_STATED PROBLEM:_ Tally the lines that include "code". Output the number only.

_Extracted data entries:_
---

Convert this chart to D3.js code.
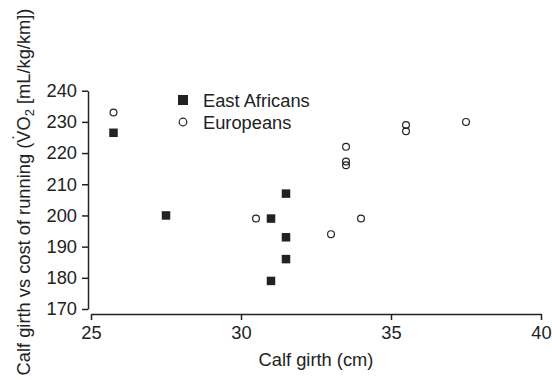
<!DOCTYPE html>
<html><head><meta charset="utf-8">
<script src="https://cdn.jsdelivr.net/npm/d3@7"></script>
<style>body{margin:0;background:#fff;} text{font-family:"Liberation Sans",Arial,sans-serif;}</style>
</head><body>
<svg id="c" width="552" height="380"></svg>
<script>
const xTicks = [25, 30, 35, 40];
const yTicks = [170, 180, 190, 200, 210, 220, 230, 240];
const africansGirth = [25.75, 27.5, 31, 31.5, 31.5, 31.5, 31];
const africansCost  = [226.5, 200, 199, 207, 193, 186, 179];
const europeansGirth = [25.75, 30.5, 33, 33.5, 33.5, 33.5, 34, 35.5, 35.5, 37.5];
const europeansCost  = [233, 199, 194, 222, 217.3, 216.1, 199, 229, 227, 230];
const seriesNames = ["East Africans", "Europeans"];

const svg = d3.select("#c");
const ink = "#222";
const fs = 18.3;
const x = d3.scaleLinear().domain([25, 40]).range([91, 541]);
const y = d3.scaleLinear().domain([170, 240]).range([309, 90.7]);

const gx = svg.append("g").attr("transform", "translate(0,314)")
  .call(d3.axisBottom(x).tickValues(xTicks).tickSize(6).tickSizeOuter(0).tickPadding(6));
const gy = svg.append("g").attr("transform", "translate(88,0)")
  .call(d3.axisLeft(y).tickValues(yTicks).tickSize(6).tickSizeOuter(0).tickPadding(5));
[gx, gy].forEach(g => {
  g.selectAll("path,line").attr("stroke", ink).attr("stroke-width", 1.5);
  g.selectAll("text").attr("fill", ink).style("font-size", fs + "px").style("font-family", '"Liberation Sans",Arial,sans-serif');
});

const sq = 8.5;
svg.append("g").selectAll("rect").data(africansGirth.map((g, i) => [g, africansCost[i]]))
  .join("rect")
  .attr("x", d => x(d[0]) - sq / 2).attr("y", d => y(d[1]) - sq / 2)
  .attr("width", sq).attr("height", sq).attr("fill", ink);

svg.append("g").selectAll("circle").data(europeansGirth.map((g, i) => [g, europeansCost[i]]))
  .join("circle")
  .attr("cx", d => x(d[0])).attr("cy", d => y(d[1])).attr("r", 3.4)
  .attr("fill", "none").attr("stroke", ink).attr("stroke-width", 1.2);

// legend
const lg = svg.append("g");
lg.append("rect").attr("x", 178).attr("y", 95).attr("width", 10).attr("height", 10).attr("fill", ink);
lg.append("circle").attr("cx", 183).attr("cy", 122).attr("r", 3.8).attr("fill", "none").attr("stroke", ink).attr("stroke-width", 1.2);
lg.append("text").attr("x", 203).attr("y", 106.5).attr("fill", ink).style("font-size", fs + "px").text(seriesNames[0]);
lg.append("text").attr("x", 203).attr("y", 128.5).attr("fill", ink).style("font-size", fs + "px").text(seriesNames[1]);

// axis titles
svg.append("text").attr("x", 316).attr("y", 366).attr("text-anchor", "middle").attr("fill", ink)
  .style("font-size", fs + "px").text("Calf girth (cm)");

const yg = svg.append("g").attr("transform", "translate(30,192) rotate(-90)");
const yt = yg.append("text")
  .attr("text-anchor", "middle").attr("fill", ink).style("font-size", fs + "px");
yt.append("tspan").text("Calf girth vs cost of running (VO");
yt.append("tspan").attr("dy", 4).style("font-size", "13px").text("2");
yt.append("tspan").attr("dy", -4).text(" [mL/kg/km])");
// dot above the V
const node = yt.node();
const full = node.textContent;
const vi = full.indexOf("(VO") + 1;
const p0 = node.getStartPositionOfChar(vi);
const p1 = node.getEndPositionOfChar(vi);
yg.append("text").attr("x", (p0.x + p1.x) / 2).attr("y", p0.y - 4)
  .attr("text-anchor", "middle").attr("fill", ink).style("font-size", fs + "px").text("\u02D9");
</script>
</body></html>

---

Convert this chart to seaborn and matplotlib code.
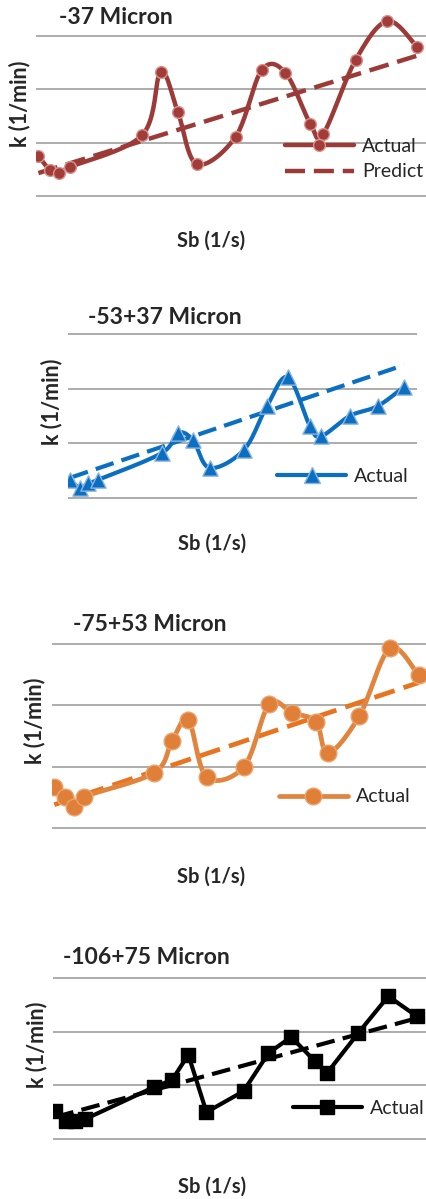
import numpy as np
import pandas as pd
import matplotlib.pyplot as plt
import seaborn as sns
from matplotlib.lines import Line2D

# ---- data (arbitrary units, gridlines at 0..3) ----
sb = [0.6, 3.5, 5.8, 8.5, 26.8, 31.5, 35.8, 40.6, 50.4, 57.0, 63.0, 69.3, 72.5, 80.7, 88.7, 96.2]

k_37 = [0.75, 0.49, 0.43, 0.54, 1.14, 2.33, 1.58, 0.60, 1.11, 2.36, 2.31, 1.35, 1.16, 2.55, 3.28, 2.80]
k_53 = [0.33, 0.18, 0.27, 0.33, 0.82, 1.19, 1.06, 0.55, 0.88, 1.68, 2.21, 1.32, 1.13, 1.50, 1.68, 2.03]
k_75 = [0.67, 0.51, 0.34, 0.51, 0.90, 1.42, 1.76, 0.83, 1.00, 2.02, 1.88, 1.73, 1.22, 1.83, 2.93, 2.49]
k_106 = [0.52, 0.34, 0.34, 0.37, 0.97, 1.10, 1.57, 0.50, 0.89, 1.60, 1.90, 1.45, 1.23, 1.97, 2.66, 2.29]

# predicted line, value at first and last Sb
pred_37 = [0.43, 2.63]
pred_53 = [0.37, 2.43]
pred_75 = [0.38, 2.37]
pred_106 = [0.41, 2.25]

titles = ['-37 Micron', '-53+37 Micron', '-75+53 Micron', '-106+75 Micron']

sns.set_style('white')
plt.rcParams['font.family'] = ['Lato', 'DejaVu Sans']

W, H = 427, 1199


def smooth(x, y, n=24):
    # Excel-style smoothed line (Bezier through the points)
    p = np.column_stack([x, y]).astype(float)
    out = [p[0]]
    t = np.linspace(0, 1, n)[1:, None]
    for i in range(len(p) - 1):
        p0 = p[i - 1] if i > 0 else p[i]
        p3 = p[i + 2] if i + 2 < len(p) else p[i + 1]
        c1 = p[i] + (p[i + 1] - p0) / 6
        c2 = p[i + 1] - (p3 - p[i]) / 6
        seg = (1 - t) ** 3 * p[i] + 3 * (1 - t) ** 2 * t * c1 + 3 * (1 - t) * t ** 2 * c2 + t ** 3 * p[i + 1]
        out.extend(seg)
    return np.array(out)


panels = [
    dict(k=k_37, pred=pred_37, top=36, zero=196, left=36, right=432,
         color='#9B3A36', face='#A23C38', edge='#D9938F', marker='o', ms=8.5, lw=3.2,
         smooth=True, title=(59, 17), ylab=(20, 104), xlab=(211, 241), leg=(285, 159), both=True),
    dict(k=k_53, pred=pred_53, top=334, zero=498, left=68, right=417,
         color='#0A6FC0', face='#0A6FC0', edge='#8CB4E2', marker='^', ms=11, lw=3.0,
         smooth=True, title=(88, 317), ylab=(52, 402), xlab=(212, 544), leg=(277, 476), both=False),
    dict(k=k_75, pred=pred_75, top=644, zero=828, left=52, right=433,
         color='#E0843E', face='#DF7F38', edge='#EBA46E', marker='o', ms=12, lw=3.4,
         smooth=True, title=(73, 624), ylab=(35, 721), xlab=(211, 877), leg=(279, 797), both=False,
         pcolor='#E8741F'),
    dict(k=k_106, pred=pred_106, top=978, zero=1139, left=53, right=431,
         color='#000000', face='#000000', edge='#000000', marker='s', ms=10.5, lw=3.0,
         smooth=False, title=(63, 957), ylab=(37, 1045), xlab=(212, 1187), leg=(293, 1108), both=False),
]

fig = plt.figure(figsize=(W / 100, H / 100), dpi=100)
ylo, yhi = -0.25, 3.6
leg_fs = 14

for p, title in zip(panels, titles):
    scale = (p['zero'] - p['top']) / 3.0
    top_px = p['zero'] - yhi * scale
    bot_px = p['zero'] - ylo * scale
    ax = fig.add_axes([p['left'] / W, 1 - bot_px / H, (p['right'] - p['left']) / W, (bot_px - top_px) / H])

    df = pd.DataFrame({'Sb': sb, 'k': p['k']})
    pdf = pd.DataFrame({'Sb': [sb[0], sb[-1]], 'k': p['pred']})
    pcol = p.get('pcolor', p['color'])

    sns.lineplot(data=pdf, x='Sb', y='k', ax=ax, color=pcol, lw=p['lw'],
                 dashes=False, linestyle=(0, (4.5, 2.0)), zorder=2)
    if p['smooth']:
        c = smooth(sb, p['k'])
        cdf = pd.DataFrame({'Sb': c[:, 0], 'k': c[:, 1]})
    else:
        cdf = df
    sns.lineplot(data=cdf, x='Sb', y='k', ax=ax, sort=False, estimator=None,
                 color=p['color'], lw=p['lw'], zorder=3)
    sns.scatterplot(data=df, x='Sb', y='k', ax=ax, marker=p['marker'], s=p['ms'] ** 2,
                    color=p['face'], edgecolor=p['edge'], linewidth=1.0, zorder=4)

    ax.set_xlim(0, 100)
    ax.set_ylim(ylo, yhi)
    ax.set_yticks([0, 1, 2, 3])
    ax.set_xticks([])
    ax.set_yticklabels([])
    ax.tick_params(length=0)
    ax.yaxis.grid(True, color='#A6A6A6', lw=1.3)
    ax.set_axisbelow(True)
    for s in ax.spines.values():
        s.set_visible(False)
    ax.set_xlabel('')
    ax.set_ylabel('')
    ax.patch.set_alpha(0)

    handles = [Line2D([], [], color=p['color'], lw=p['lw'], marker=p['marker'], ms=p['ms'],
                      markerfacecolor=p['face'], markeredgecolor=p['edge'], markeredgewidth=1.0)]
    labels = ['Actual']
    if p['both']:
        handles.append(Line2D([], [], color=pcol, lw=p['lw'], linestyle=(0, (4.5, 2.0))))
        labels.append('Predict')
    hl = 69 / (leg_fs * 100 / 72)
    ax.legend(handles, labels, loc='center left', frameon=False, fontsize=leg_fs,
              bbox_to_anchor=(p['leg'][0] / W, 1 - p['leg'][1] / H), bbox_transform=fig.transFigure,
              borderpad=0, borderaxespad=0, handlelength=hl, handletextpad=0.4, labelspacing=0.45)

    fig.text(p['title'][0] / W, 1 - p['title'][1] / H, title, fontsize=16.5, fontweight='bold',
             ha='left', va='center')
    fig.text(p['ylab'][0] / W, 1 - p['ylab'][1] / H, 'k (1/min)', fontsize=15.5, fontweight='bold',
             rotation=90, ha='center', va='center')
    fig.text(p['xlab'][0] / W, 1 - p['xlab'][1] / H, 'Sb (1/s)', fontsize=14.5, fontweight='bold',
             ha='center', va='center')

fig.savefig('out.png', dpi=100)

---

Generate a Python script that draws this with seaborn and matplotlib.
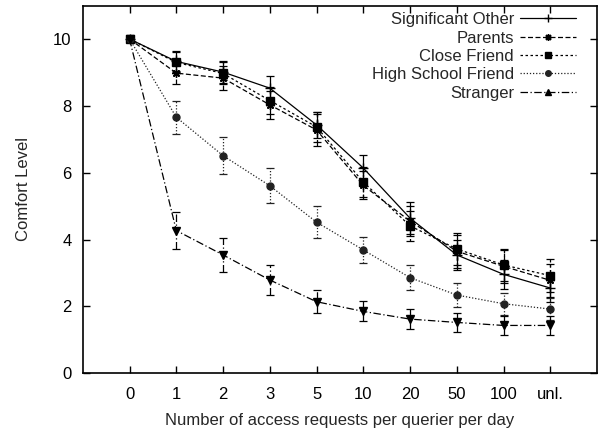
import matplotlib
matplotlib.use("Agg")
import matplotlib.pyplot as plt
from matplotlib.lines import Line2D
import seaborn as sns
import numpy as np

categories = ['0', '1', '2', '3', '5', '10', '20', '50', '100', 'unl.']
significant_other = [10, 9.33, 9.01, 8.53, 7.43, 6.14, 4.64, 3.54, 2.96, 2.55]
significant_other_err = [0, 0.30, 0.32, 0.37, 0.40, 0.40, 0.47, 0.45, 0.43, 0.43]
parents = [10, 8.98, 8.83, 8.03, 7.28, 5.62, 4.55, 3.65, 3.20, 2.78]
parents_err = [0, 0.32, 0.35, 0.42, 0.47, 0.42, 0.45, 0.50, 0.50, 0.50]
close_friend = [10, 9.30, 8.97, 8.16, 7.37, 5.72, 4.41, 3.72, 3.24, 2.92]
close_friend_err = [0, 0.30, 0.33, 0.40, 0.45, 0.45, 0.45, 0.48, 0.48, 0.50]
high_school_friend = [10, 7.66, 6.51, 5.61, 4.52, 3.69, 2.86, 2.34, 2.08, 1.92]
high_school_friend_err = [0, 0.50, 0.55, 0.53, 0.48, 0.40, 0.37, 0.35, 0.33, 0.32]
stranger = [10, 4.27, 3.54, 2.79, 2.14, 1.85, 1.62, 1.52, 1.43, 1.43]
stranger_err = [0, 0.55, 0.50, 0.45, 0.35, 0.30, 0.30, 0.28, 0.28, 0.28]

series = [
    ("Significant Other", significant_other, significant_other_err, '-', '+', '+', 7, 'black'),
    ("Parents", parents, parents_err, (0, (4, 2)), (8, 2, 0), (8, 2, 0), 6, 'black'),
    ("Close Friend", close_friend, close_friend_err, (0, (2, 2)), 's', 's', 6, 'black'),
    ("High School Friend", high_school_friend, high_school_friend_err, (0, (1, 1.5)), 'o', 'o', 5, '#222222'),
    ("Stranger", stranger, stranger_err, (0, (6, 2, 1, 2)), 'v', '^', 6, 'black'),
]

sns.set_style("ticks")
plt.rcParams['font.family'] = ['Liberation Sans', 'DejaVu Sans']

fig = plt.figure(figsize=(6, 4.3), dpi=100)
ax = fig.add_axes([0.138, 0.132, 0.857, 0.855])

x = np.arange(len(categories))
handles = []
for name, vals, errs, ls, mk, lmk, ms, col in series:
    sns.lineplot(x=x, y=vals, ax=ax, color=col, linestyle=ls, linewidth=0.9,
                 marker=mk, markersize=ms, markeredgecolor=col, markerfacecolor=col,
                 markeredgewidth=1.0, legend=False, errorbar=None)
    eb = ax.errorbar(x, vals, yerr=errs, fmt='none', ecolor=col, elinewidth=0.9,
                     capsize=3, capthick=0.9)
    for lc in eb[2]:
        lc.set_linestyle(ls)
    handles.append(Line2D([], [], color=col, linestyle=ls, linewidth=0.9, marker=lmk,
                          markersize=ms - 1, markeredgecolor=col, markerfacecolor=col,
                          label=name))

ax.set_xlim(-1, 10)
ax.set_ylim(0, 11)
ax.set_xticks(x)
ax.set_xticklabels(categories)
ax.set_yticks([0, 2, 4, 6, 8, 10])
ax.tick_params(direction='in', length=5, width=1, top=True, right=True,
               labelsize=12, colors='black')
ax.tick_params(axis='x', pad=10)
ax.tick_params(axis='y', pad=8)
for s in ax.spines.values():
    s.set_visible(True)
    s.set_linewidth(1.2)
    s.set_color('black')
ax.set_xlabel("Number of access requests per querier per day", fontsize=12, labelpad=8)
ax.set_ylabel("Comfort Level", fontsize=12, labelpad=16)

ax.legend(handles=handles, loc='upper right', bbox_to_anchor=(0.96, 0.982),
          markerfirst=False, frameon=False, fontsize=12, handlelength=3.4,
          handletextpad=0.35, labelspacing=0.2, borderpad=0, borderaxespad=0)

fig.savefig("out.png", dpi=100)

---

_SOLUTION TO THIS EXERCISE:_ 2